One of the things which affected me when I was still in the grips of depression was the feeling that I wasn’t being honest about things. Very few people knew that I had had an anxiety problem for a decade (I wasn’t even aware of it until I began to learn about mental health over the past few years thanks to, you guessed it, people talking about it and sharing stories on social media. I’d thought feeling worried and scared all the time was normal…turns out I didn’t have to feel that way), only a small handful of people knew that I was taking anti-depressants (and even then I struggled to be able to say “I’m depressed”), and an even smaller number of people knew that someone had tried to sexual assault me at university and that I had had a number of breakdowns and anxiety attacks due to stress in my second and third year. But blogging about it and subsequently sharing it on Facebook meant that I could be honest with all the people who I didn’t know how to tell and with people who I don’t get to see as much any more and who I want to be able to have fun with when I see them rather than to have to constantly keep re-telling people what’s been going on.

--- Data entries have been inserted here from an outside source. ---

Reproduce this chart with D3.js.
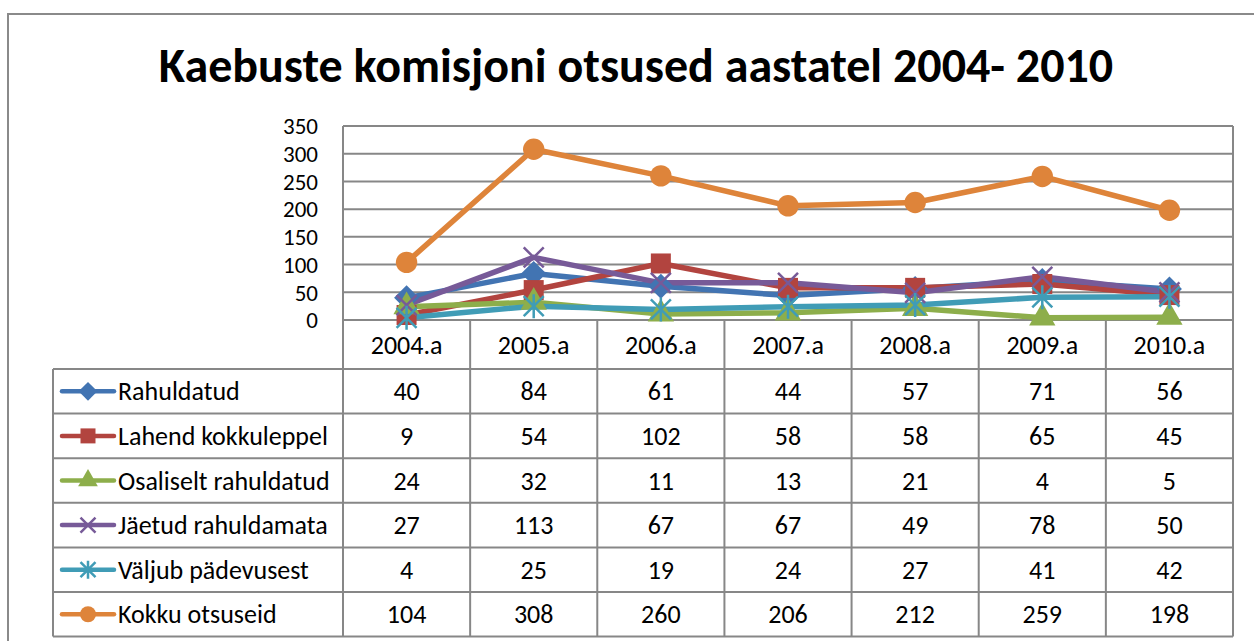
<!DOCTYPE html>
<html>
<head>
<meta charset="utf-8">
<script src="https://cdn.jsdelivr.net/npm/d3@7"></script>
<style>
  body { margin: 0; background: #fff; }
  svg text { font-family: Carlito, Lato, "Open Sans", sans-serif; fill: #000; }
</style>
</head>
<body>
<svg id="chart" width="1254" height="641"></svg>
<script>
const years = ['2004.a', '2005.a', '2006.a', '2007.a', '2008.a', '2009.a', '2010.a'];
const seriesNames = ['Rahuldatud', 'Lahend kokkuleppel', 'Osaliselt rahuldatud', 'Jäetud rahuldamata', 'Väljub pädevusest', 'Kokku otsuseid'];
const rahuldatud = [40, 84, 61, 44, 57, 71, 56];
const lahend = [9, 54, 102, 58, 58, 65, 45];
const osaliselt = [24, 32, 11, 13, 21, 4, 5];
const jaetud = [27, 113, 67, 67, 49, 78, 50];
const valjub = [4, 25, 19, 24, 27, 41, 42];
const kokku = [104, 308, 260, 206, 212, 259, 198];
const yTicks = [0, 50, 100, 150, 200, 250, 300, 350];

const colors = ['#4274B2', '#B2443F', '#8DAE4B', '#775A98', '#409CB6', '#DE843A'];
const markers = ['diamond', 'square', 'triangle', 'cross', 'star', 'circle'];
const allValues = [rahuldatud, lahend, osaliselt, jaetud, valjub, kokku];

const series = seriesNames.map((name, i) => ({ name, values: allValues[i], color: colors[i], marker: markers[i] }));

const svg = d3.select('#chart');
const gridColor = '#878787';
const fs = '26px';

// outer frame
svg.append('rect').attr('x', 8).attr('y', 14).attr('width', 1260).attr('height', 640)
  .attr('fill', 'none').attr('stroke', '#8a8a8a').attr('stroke-width', 2);

svg.append('text').attr('x', 636).attr('y', 82).attr('text-anchor', 'middle')
  .style('font-size', '48px').style('font-weight', 'bold')
  .text('Kaebuste komisjoni otsused aastatel 2004- 2010');

const plotLeft = 343, plotRight = 1233, plotTop = 126, zeroY = 320;
const x = d3.scaleBand().domain(years).range([plotLeft, plotRight]);
const y = d3.scaleLinear().domain([0, 350]).range([zeroY, plotTop]);

// gridlines
svg.append('g').selectAll('line').data(yTicks).join('line')
  .attr('x1', plotLeft).attr('x2', plotRight)
  .attr('y1', d => y(d)).attr('y2', d => y(d))
  .attr('stroke', gridColor).attr('stroke-width', 2);

// y axis labels (a bit smaller so they don't collide)
const yAxis = svg.append('g').attr('transform', `translate(${plotLeft},0)`)
  .call(d3.axisLeft(y).tickValues(yTicks).tickSize(0).tickPadding(25));
yAxis.select('.domain').remove();
yAxis.selectAll('text').style('font-size', '23px').style('font-family', 'Carlito, Lato, "Open Sans", sans-serif')
  .attr('fill', '#000').attr('dy', '0.34em');

// data table
const rowTop = 369, rowH = 44.6, legLeft = 53;
const tableBottom = rowTop + rowH * series.length;
const tg = svg.append('g');
tg.append('line').attr('x1', plotLeft).attr('x2', plotLeft).attr('y1', plotTop).attr('y2', tableBottom);
years.forEach(d => {
  const xe = x(d) + x.bandwidth();
  tg.append('line').attr('x1', xe).attr('x2', xe)
    .attr('y1', d === years[years.length - 1] ? plotTop : zeroY).attr('y2', tableBottom);
});
tg.append('line').attr('x1', legLeft).attr('x2', legLeft).attr('y1', rowTop).attr('y2', tableBottom);
d3.range(series.length + 1).forEach(i => {
  tg.append('line').attr('x1', legLeft).attr('x2', plotRight)
    .attr('y1', rowTop + i * rowH).attr('y2', rowTop + i * rowH);
});
tg.selectAll('line').attr('stroke', gridColor).attr('stroke-width', 2);

// category labels
svg.append('g').selectAll('text').data(years).join('text')
  .attr('x', d => x(d) + x.bandwidth() / 2).attr('y', 354)
  .attr('text-anchor', 'middle').style('font-size', fs).text(d => d);

function markerPath(type, s) {
  if (type === 'diamond') return d3.symbol(d3.symbolDiamond2, s * s * 1.0)();
  if (type === 'square') return d3.symbol(d3.symbolSquare, s * s)();
  if (type === 'triangle') return d3.symbol(d3.symbolTriangle, s * s * 0.75)();
  if (type === 'circle') return d3.symbol(d3.symbolCircle, s * s * 0.9)();
  const h = s / 2;
  if (type === 'cross') return `M${-h},${-h}L${h},${h}M${-h},${h}L${h},${-h}`;
  return `M${-h},${-h}L${h},${h}M${-h},${h}L${h},${-h}M0,${-h * 1.2}L0,${h * 1.2}`;
}
function drawMarker(g, type, color, cx, cy, s) {
  const p = g.append('path').attr('d', markerPath(type, s))
    .attr('transform', `translate(${cx},${cy})`);
  if (type === 'cross' || type === 'star') p.attr('fill', 'none').attr('stroke', color).attr('stroke-width', 2.5);
  else p.attr('fill', color);
}

// rows: legend + values
series.forEach((s, i) => {
  const ry = rowTop + i * rowH;
  const lg = svg.append('g');
  lg.append('line').attr('x1', 62).attr('x2', 114).attr('y1', ry + rowH / 2).attr('y2', ry + rowH / 2)
    .attr('stroke', s.color).attr('stroke-width', 4.5).attr('stroke-linecap', 'round');
  drawMarker(lg, s.marker, s.color, 88, ry + rowH / 2, 15);
  lg.append('text').attr('x', 118).attr('y', ry + rowH / 2 + 9).style('font-size', fs).text(s.name);
  lg.selectAll('.val').data(s.values).join('text')
    .attr('x', (d, j) => x(years[j]) + x.bandwidth() / 2).attr('y', ry + rowH / 2 + 9)
    .attr('text-anchor', 'middle').style('font-size', fs).text(d => d);
});

// lines, then markers on top
const line = d3.line().x((d, j) => x(years[j]) + x.bandwidth() / 2).y(d => y(d));
series.forEach(s => {
  svg.append('path').datum(s.values).attr('d', line)
    .attr('fill', 'none').attr('stroke', s.color).attr('stroke-width', 5.5).attr('stroke-linejoin', 'round');
});
series.forEach(s => {
  const mg = svg.append('g');
  s.values.forEach((v, j) => drawMarker(mg, s.marker, s.color, x(years[j]) + x.bandwidth() / 2, y(v), 20));
});
</script>
</body>
</html>
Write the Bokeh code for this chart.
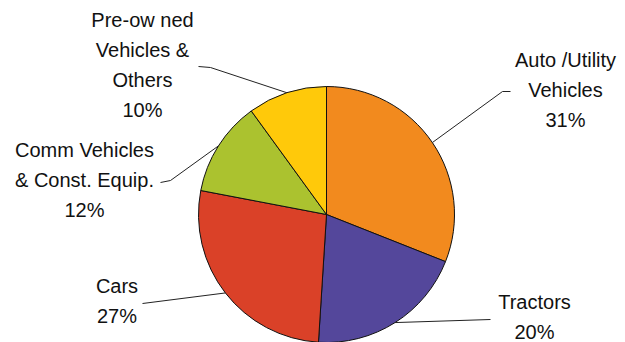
import numpy as np
from bokeh.plotting import figure
from bokeh.models import Range1d, ColumnDataSource
from bokeh.core.properties import value
from bokeh.embed import file_html
from bokeh.resources import INLINE

# ---- data ----
categories = ["Auto /Utility\nVehicles", "Tractors", "Cars",
              "Comm Vehicles\n& Const. Equip.", "Pre-ow ned\nVehicles &\nOthers"]
shares = [31, 20, 27, 12, 10]
colors = ["#F28A1E", "#54479B", "#DA4128", "#ABC22F", "#FFC90A"]

# ---- layout (pixels, y measured from top) ----
W, H = 625, 342
CX, CY, R = 326, 214, 128
label_pos = [(565, 59), (534, 301), (116.5, 285.5), (84, 149), (142, 19)]
leader_pts = [[(502, 91), (510, 91)], [(490, 319)], [(142, 303)],
              [(170, 180), (160, 182)], [(210, 67), (198, 66)]]
LINE_H = 30

vals = np.array(shares, dtype=float)
frac = vals / vals.sum()
cum = np.concatenate([[0], np.cumsum(frac)])
start = np.pi / 2 - 2 * np.pi * cum[:-1]
end = np.pi / 2 - 2 * np.pi * cum[1:]
mid = (start + end) / 2

p = figure(width=W, height=H, x_range=Range1d(0, W), y_range=Range1d(0, H),
           min_border=0, output_backend="svg", toolbar_location=None)
p.axis.visible = False
p.grid.visible = False
p.outline_line_color = None
p.background_fill_color = "white"
p.border_fill_color = "white"

src = ColumnDataSource(dict(x=[CX] * len(shares), y=[H - CY] * len(shares),
                            start=start, end=end, color=colors))
p.wedge(x="x", y="y", radius=R, start_angle="start", end_angle="end",
        direction="clock", fill_color="color", line_color="#111111",
        line_width=1, source=src)

# leader lines
xs, ys = [], []
for m, pts in zip(mid, leader_pts):
    ex = CX + R * np.cos(m)
    ey = (H - CY) + R * np.sin(m)
    xs.append([ex] + [q[0] for q in pts])
    ys.append([ey] + [H - q[1] for q in pts])
p.multi_line(xs=xs, ys=ys, line_color="#222222", line_width=1)

# labels
tx, ty, tt = [], [], []
for cat, s, (lx, ly) in zip(categories, shares, label_pos):
    lines = cat.split("\n") + [f"{s}%"]
    for i, ln in enumerate(lines):
        tx.append(lx)
        ty.append(H - (ly + LINE_H * i))
        tt.append(ln)
p.text(x=tx, y=ty, text=tt, text_align="center", text_baseline="middle",
       text_font=value("Liberation Sans"), text_font_size="20px",
       text_color="#111111")

open("out.html", "w").write(file_html(p, INLINE))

There’s also been another positive of sharing my mental health on social media. It sounds quite vein of me to say if I’m honest, and it feels quite self-gratifying and indulgent to acknowledge that by sharing my little mental health journey on social media, I think I’ve helped people. When I shared it for the first time, I expected to receive messages from my close friends (again, not because I thought that I deserved them or that telling my story warranted a reaction, but because I knew I had really lovely friends out there who would be supportive of me). I didn’t expect to get messages from people who I didn’t know particularly well (but who I was willing to let read what I’d been writing because by the time I decided to share my blog I’d removed the people who I didn’t want to read it). The thing that struck me was that people were willing to share their mental health stories with me, that some people said that my blog had helped them, my dad even told me what a positive impact it had had on our family life. Yet again, this effect, this impact, whilst only small when we look at the bigger picture of the fight against mental health stigma, wouldn’t really have been possible if it weren’t for, let’s say it all together, “social media”.

I think the thing I’ve come to realise is that there are good and bad things about social media. It can be full of things that aren’t quite as real as they seem which can in turn add to our insecurities, but there’s also this amazingly positive side to it too. Without social media, I wouldn’t have started to blog. I wouldn’t have known that I’m not alone in all of this. I wouldn’t have met people who know how I feel, who’ve been through similar things, had conversations which have helped so much in my recovery. I wouldn’t have rediscovered something which I love doing – writing. With all the academic pressures over the years I haven’t written anything that I’m genuinely passionate and enthusiastic about for well over 6 years (and according to some very lovely people out there I’m not half bad at it). I’ve never had that motivation to write and share, but now I do. Writing has allowed me to try and be honest about things, one of the most important things I think that’s needed when it comes to recovering from mental health issues and also fighting the stigma that still seeps through and stops people talking about their issues, that makes people scared.

Without social media, I wouldn’t be writing. Without it, I wouldn’t have the huge weight off of my shoulder which is my wanting to be able to tell people what’s going on in my head, but not being able to find the words to do it face to face.

Without it, I wouldn’t be getting better.